Born: February 14, 1937 | Died: December 1, 1969 Primary Instrument: Guitar, electric
The late Magic Sam was a brilliant guitarist and a soaring, urgent vocalist. Dead from heart failure at the untimely age of thirty-two in 1969, Samuel Maghett was a pivotal figure whose memorable originals, like All of Your Love, expanded the parameters of the blues with fresh melodic lines and rich, modern-sounding chord voicings. By transcending the twelve-bar song structure, Maghett made a major break from the Fifties style of Muddy Waters, Little Walter and Jimmy Rogers. This paved the way for such soul-drenched blues stylists as Jimmy Johnson and Lonnie Brooks, as well as contemporary songsmiths like Robert Cray. (Ben Sandmel, Rolling Stone)
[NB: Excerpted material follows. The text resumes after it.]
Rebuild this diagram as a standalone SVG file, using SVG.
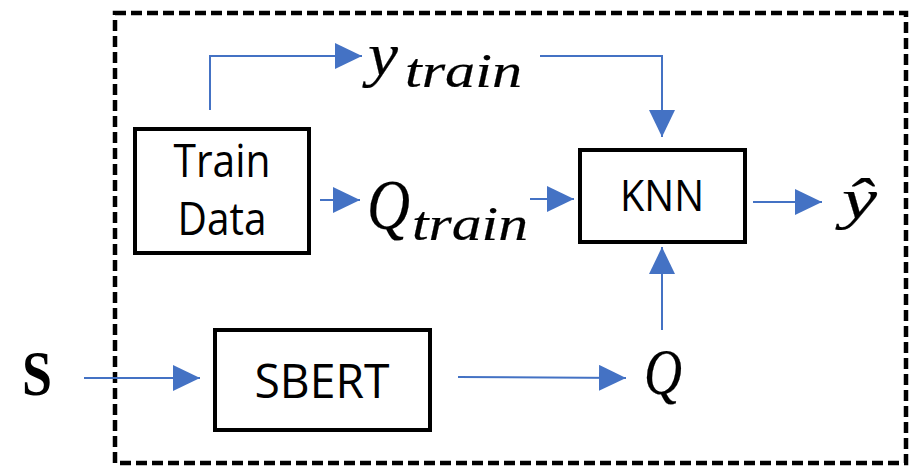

Born Samuel Gene Maghett, on 14 February 1937, in Grenada County, Mississippi, he received musical encouragement from his uncle, Shakey Jake, a popular blues singer on Chicago's west side. Maghett arrived in the city in 1950 and by the age of 20 had secured a recording contract with Eli Toscano's Cobra Records, an emergent independent label. He also changed his name from Good Rocking Sam to Magic Sam. Debut single, All Your Love, a compulsive, assured performance that highlighted Sam's crisp guitar figures, set the pattern for several subsequent releases, but progress faltered upon his induction into the army in 1959. Not a natural soldier, Sam deserted after a couple of weeks' service and was subsequently caught and sentenced to six months imprisonment. He was given a dishonorable discharge on release, but the experience had undermined his confidence and immediate recordings for Chief Records lacked the purpose of their predecessors.
Sam's returned to the studio in 1966 to record several sides for the Crash Records label. His debut album for the Delmark Records label in 1967, “West Side Soul,” encapsulated an era when Maghett not only re- established his reputation in Chicago clubs, but had become an attraction on the rock circuit with appearances at the Fillmore and Winterland venues in San Francisco.
A second release for Delmark, “Black Magic,” confirmed his new-found status but its release was overshadowed by Sam's premature death from a heart attack in December 1969. Only days before, Maghett had agreed to sign with the renowned Stax Records label. His passing robbed the blues genre of a potentially influential figure.